図4-18 (a)永久四極磁石を利用した中性子偏極子,(b)四極磁石内部での中性子の軌道
図4-19 高偏極中性子集光システム
図4-20 二次元検出器で観測された中性子ビームプロファイル
中性子は物質中の原子核や原子磁気モーメントにより散乱されるため、水素のような原子番号の小さな元素を含む物質の構造解析や磁性体の磁気構造解析に有用なものとなっています。私たちはこの中性子ビームの偏極度を従来の磁気ミラー型偏極子を用いた場合の96%程度から99.9%程度に高め、中性子の磁気構造解析精度や効率のさらなる向上を図るために、中性子ビームの軌道が磁場の強さの空間的な変化を感じて曲がる性質を利用した実用型の高偏極中性子集光システムの開発と特性評価に世界に先駆けて取り組みました。
この磁気光学システムでは、中性子を偏極及び集光するために四極磁石及び六極磁石をそれぞれ使います。これらの磁石は、中心軸の周りにN極とS極が交互に4個あるいは6個並んだ磁石で、その内部には中心軸に沿った穴が空いています。
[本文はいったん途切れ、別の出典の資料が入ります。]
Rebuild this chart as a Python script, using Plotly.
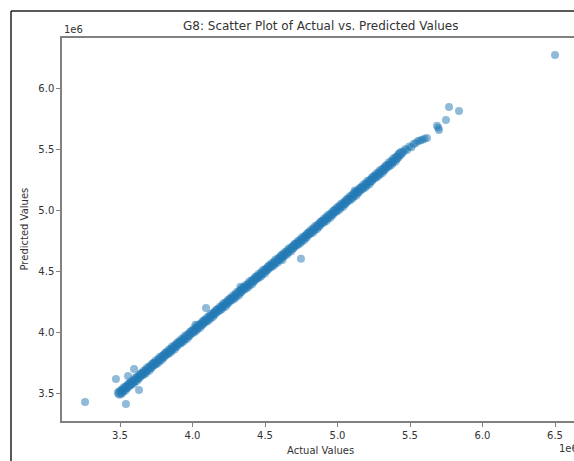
import plotly.graph_objects as go

# Values in units of 1e6
band_actual = [
    3.492, 3.498, 3.505, 3.511, 3.519, 3.527, 3.534, 3.541, 3.550, 3.558,
    3.566, 3.573, 3.581, 3.590, 3.598, 3.607, 3.615, 3.622, 3.631, 3.640,
    3.648, 3.656, 3.665, 3.673, 3.682, 3.690, 3.699, 3.708, 3.716, 3.725,
    3.733, 3.742, 3.751, 3.759, 3.768, 3.777, 3.785, 3.794, 3.803, 3.812,
    3.820, 3.829, 3.838, 3.846, 3.855, 3.864, 3.873, 3.881, 3.890, 3.899,
    3.908, 3.917, 3.925, 3.934, 3.943, 3.952, 3.961, 3.969, 3.978, 3.987,
    3.996, 4.005, 4.014, 4.022, 4.031, 4.040, 4.049, 4.058, 4.067, 4.075,
    4.084, 4.093, 4.102, 4.111, 4.120, 4.129, 4.137, 4.146, 4.155, 4.164,
    4.173, 4.182, 4.191, 4.200, 4.209, 4.217, 4.226, 4.235, 4.244, 4.253,
    4.262, 4.271, 4.280, 4.289, 4.298, 4.307, 4.316, 4.325, 4.334, 4.343,
    4.352, 4.361, 4.370, 4.379, 4.388, 4.397, 4.406, 4.415, 4.424, 4.433,
    4.442, 4.451, 4.460, 4.469, 4.478, 4.487, 4.496, 4.505, 4.514, 4.523,
    4.532, 4.541, 4.550, 4.559, 4.568, 4.577, 4.586, 4.595, 4.604, 4.613,
    4.622, 4.631, 4.640, 4.649, 4.658, 4.667, 4.676, 4.685, 4.694, 4.703,
    4.712, 4.721, 4.730, 4.739, 4.748, 4.757, 4.766, 4.775, 4.784, 4.793,
    4.802, 4.811, 4.820, 4.829, 4.838, 4.847, 4.856, 4.865, 4.874, 4.883,
    4.892, 4.901, 4.910, 4.919, 4.928, 4.937, 4.946, 4.955, 4.964, 4.973,
    4.982, 4.991, 5.000, 5.009, 5.018, 5.027, 5.036, 5.045, 5.054, 5.063,
    5.072, 5.081, 5.090, 5.099, 5.108, 5.117, 5.126, 5.135, 5.144, 5.153,
    5.162, 5.171, 5.180, 5.189, 5.198, 5.207, 5.216, 5.225, 5.234, 5.243,
    5.252, 5.261, 5.270, 5.279, 5.288, 5.297, 5.306, 5.315, 5.324, 5.333,
    5.342, 5.351, 5.360, 5.369, 5.378, 5.387, 5.396, 5.405, 5.414, 5.423, 5.432, 5.441,
]
band_predicted = [
    3.503, 3.494, 3.515, 3.503, 3.521, 3.539, 3.524, 3.545, 3.548, 3.566,
    3.572, 3.569, 3.591, 3.582, 3.600, 3.619, 3.605, 3.626, 3.629, 3.648,
    3.654, 3.652, 3.675, 3.665, 3.684, 3.702, 3.689, 3.712, 3.714, 3.733,
    3.739, 3.738, 3.761, 3.751, 3.770, 3.789, 3.775, 3.798, 3.801, 3.820,
    3.826, 3.825, 3.848, 3.838, 3.857, 3.876, 3.863, 3.885, 3.888, 3.907,
    3.914, 3.913, 3.935, 3.926, 3.945, 3.964, 3.951, 3.973, 3.976, 3.995,
    4.002, 4.001, 4.024, 4.014, 4.033, 4.052, 4.039, 4.062, 4.065, 4.083,
    4.090, 4.089, 4.112, 4.103, 4.122, 4.141, 4.127, 4.150, 4.153, 4.172,
    4.179, 4.178, 4.201, 4.192, 4.211, 4.229, 4.216, 4.239, 4.242, 4.261,
    4.268, 4.267, 4.290, 4.281, 4.300, 4.319, 4.306, 4.329, 4.332, 4.351,
    4.358, 4.357, 4.380, 4.371, 4.390, 4.409, 4.396, 4.419, 4.422, 4.441,
    4.448, 4.447, 4.470, 4.461, 4.480, 4.499, 4.486, 4.509, 4.512, 4.531,
    4.538, 4.537, 4.560, 4.551, 4.570, 4.589, 4.576, 4.599, 4.602, 4.621,
    4.628, 4.627, 4.650, 4.641, 4.660, 4.679, 4.666, 4.689, 4.692, 4.711,
    4.718, 4.717, 4.740, 4.731, 4.750, 4.769, 4.756, 4.779, 4.782, 4.801,
    4.810, 4.809, 4.832, 4.823, 4.842, 4.861, 4.848, 4.871, 4.874, 4.893,
    4.902, 4.901, 4.924, 4.915, 4.934, 4.953, 4.940, 4.963, 4.966, 4.985,
    4.994, 4.993, 5.016, 5.007, 5.026, 5.045, 5.032, 5.055, 5.058, 5.077,
    5.086, 5.085, 5.108, 5.099, 5.118, 5.137, 5.124, 5.147, 5.150, 5.169,
    5.178, 5.177, 5.200, 5.191, 5.210, 5.229, 5.216, 5.239, 5.242, 5.261,
    5.270, 5.269, 5.292, 5.283, 5.302, 5.321, 5.308, 5.331, 5.334, 5.353,
    5.362, 5.361, 5.386, 5.375, 5.396, 5.415, 5.402, 5.427, 5.430, 5.451, 5.458, 5.470,
]
sparse_actual = [5.455, 5.468, 5.480, 5.495, 5.510, 5.525, 5.540, 5.555, 5.570, 5.585, 5.600, 5.617,
                 5.686, 5.695, 5.700, 5.748, 5.769, 5.838, 6.500]
sparse_predicted = [5.478, 5.500, 5.492, 5.520, 5.515, 5.540, 5.550, 5.565, 5.570, 5.575, 5.585, 5.590,
                    5.690, 5.675, 5.656, 5.738, 5.844, 5.811, 6.270]
outlier_actual = [3.259, 3.541, 3.472, 3.555, 3.597, 3.631, 4.093, 4.748, 4.330, 4.620, 5.120, 4.020]
outlier_predicted = [3.426, 3.410, 3.615, 3.640, 3.697, 3.525, 4.197, 4.600, 4.370, 4.590, 5.160, 4.060]

x_ticks = [3.5, 4.0, 4.5, 5.0, 5.5, 6.0, 6.5]
y_ticks = [3.5, 4.0, 4.5, 5.0, 5.5, 6.0]

FONT = "DejaVu Sans"
TXT = "#333333"
SPINE = "#808080"
DOT = "rgba(31,119,180,0.5)"

W, H = 574, 461
L, T, B = 62, 38, 40
pw, ph = W - L, H - T - B


def px_x(p):
    return (p - L) / pw


def px_y(p):
    return (H - B - p) / ph


fig = go.Figure()
fig.add_trace(go.Scatter(
    x=band_actual, y=band_predicted, mode="markers",
    marker=dict(size=10, color=DOT, line=dict(width=0)), hoverinfo="skip",
))
fig.add_trace(go.Scatter(
    x=sparse_actual + outlier_actual, y=sparse_predicted + outlier_predicted, mode="markers",
    marker=dict(size=8, color=DOT, line=dict(width=0)), hoverinfo="skip",
))

fig.update_layout(
    width=W, height=H, autosize=False,
    margin=dict(l=L, r=0, t=T, b=B, pad=0),
    paper_bgcolor="white", plot_bgcolor="white",
    showlegend=False,
    font=dict(family=FONT, size=10, color=TXT),
    xaxis=dict(range=[3.100, 6.631], tickvals=x_ticks, ticktext=[f"{v:.1f}" for v in x_ticks],
               showgrid=False, zeroline=False, showline=True, mirror=True,
               linecolor=SPINE, linewidth=1.5, ticks="outside", ticklen=4,
               tickcolor=SPINE, tickwidth=1, tickfont=dict(size=10, color=TXT)),
    yaxis=dict(range=[3.2705, 6.4098], tickvals=y_ticks, ticktext=[f"{v:.1f}" for v in y_ticks],
               showgrid=False, zeroline=False, showline=True, mirror=False,
               linecolor=SPINE, linewidth=1.5, ticks="outside", ticklen=4,
               tickcolor=SPINE, tickwidth=1, tickfont=dict(size=10, color=TXT)),
    annotations=[
        dict(text="G8: Scatter Plot of Actual vs. Predicted Values", xref="paper", yref="paper",
             x=px_x(320.5), y=px_y(26), xanchor="center", yanchor="middle", showarrow=False,
             font=dict(size=12, color=TXT)),
        dict(text="1e6", xref="paper", yref="paper", x=0, y=px_y(30), xanchor="left",
             yanchor="middle", showarrow=False, font=dict(size=10, color=TXT)),
        dict(text="1e6", xref="paper", yref="paper", x=px_x(580), y=px_y(449), xanchor="right",
             yanchor="middle", showarrow=False, font=dict(size=10, color=TXT)),
        dict(text="Actual Values", xref="paper", yref="paper", x=px_x(320.5), y=px_y(450),
             xanchor="center", yanchor="middle", showarrow=False, font=dict(size=10, color=TXT)),
        dict(text="Predicted Values", xref="paper", yref="paper", x=px_x(24), y=px_y(229.5),
             xanchor="center", yanchor="middle", textangle=-90, showarrow=False,
             font=dict(size=10, color=TXT)),
    ],
    shapes=[
        dict(type="line", xref="paper", yref="paper", x0=px_x(11), x1=px_x(600),
             y0=px_y(11), y1=px_y(11), line=dict(color="#222222", width=1.5)),
        dict(type="line", xref="paper", yref="paper", x0=px_x(11), x1=px_x(11),
             y0=px_y(11), y1=px_y(480), line=dict(color="#222222", width=1.5)),
    ],
)

fig.write_html("out.html")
この穴の内部には、四極磁場や六極磁場と呼ばれる磁場の分布が発生しますが、ここに中性子ビームを通すと、中性子磁気モーメントと磁場との相互作用により、中性子ビームは偏極及び集光されます。四極磁石は非偏極中性子ビームを正負の異なる極性を持つ二つの中性子成分に空間分離する性能に特に優れており、ここから正極性の中性子成分のみを選択することで、99.9%程度の極めて高い偏極度のビームを取り出すことができます。一方の六極磁石は正極性の高偏極ビームの集光を良質に行う性能に優れています。この良質さは四極磁石にもいえることですが、物質中での屈折などを用いる他の方法と異なり、四極磁石や六極磁石がビーム経路となる穴の内部にビームの軌道を乱すような物質を全く有しないことに由来します。
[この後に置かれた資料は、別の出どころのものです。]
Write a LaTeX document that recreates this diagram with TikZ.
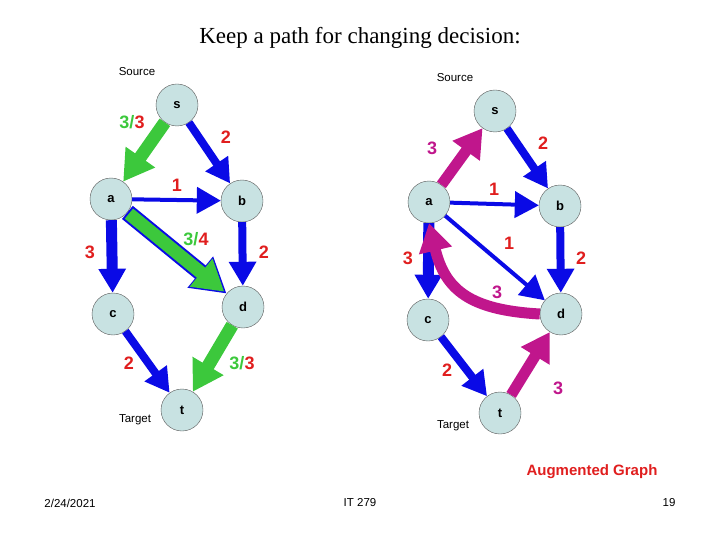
\documentclass[tikz,border=0pt]{standalone}
\usepackage{fontspec}
\setmainfont{Liberation Sans}
\newfontfamily\seriffont{Liberation Serif}
\usetikzlibrary{arrows.meta}
\definecolor{nodefill}{HTML}{C8E2E2}
\definecolor{eblue}{HTML}{0A0AE6}
\definecolor{egreen}{HTML}{3CC83C}
\definecolor{epink}{HTML}{C0168C}
\definecolor{ered}{HTML}{E01E1E}
\begin{document}
\begin{tikzpicture}[x=1pt,y=-1pt,
  vtx/.style={circle,draw=gray!70!black,fill=nodefill,minimum size=42pt,inner sep=0pt,font=\bfseries\fontsize{13}{13}\selectfont},
  e/.style={draw=eblue,line width=#1,-{Triangle[width=26pt,length=24pt]}},
  g/.style={draw=egreen,line width=13pt,-{Triangle[width=34pt,length=30pt]}},
  p/.style={draw=epink,line width=11pt,-{Triangle[width=32pt,length=28pt]}},
  lab/.style={font=\bfseries\fontsize{18}{18}\selectfont,text=ered},
  glab/.style={font=\bfseries\fontsize{18}{18}\selectfont},
  plab/.style={font=\bfseries\fontsize{18}{18}\selectfont,text=epink},
  small/.style={font=\fontsize{11.5}{11.5}\selectfont}]
\useasboundingbox (0,0) rectangle (720,540);
\node[font=\seriffont\fontsize{23}{23}\selectfont] (title) at (360,38) {Keep a path for changing decision:};
% left graph
\node[vtx] (s) at (177,105) {s};
\node[vtx] (a) at (111,199) {a};
\node[vtx] (b) at (242,201) {b};
\node[vtx] (c) at (113,314) {c};
\node[vtx] (d) at (243,307) {d};
\node[vtx] (t) at (182,410) {t};
\node[small] (src1) at (137,72) {Source};
\node[small] (tgt1) at (135,420) {Target};
\draw[g] (s) -- (a);
\draw[e=8pt] (s) -- (b);
\draw[e=4pt] (a) -- (b);
\draw[e=11pt] (a) -- (c);
\draw[e=8pt] (b) -- (d);
\draw[e=8pt] (c) -- (t);
\draw[draw=eblue,line width=17pt,-{Triangle[width=38pt,length=34pt]}] (a) -- (d);
\draw[g,shorten >=3pt,shorten <=2pt] (a) -- (d);
\draw[g] (d) -- (t);
\node[glab] (l1) at (132,122) {\textcolor{egreen}{3/}\textcolor{ered}{3}};
\node[lab] (l2) at (226,137) {2};
\node[lab] (l3) at (177,185) {1};
\node[glab] (l4) at (196,239) {\textcolor{egreen}{3/}\textcolor{ered}{4}};
\node[lab] (l5) at (90,252) {3};
\node[lab] (l6) at (264,252) {2};
\node[lab] (l7) at (129,363) {2};
\node[glab] (l8) at (242,363) {\textcolor{egreen}{3/}\textcolor{ered}{3}};
% right graph
\node[vtx] (s2) at (495,111) {s};
\node[vtx] (a2) at (429,202) {a};
\node[vtx] (b2) at (560,206) {b};
\node[vtx] (c2) at (428,320) {c};
\node[vtx] (d2) at (561,314) {d};
\node[vtx] (t2) at (500,413) {t};
\node[small] (src2) at (455,78) {Source};
\node[small] (tgt2) at (453,426) {Target};
\draw[p] (a2) -- (s2);
\draw[e=8pt] (s2) -- (b2);
\draw[e=4pt] (a2) -- (b2);
\draw[e=11pt] (a2) -- (c2);
\draw[e=8pt] (b2) -- (d2);
\draw[e=8pt] (c2) -- (t2);
\draw[e=4pt] (a2) -- (d2);
\draw[p] (d2.west) .. controls (470,310) and (445,290) .. (a2.south);
\draw[p] (t2) -- (d2);
\node[plab] (m1) at (432,148) {3};
\node[lab] (m2) at (543,143) {2};
\node[lab] (m3) at (494,189) {1};
\node[lab] (m4) at (509,243) {1};
\node[lab] (m5) at (408,258) {3};
\node[lab] (m6) at (581,258) {2};
\node[plab] (m7) at (497,292) {3};
\node[lab] (m8) at (447,370) {2};
\node[plab] (m9) at (558,388) {3};
\node[font=\bfseries\fontsize{15}{15}\selectfont,text=ered] (aug) at (592,472) {Augmented Graph};
\node[small] (date) at (70,503) {2/24/2021};
\node[small] (it) at (360,503) {IT 279};
\node[small] (pg) at (669,503) {19};
\end{tikzpicture}
\end{document}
私たちは永久四極磁石型偏極子(図4-18)と永久六極磁石を組み合わせた磁気光学システム(図4-19)と永久四極磁石型偏極子の代わりに磁気ミラー型偏極子を用いたシステムの特性比較をJRR-3において行ったところ、永久四極磁石型偏極子から取り出された高偏極ビームを永久六極磁石に導くと、磁気ミラー型偏極子を用いた時と比べてピーク強度比を2.8倍に、またバックグランドに対するピーク強度比を約10倍増大できました(図4-20)。この優れた高偏極中性子集光は、負極性の偏極中性子成分を極力取り除いた正極性の高偏極中性子ビームの利用により初めて実現できました。今後は、開発した磁気光学システムを用いてJRR-3での実用化研究を進めると同時に、新たに白色パルス中性子にも適用可能なシステムに拡張することによりJ-PARCパルス中性子実験装置の解析性能の向上を図る予定です。
なお、多極磁石による中性子ビーム制御の基礎研究は独立行政法人理化学研究所との共同研究の成果であり、また、本研究の一部は「科学技術振興調整費による知的基盤整備推進制度」の支援を受けました。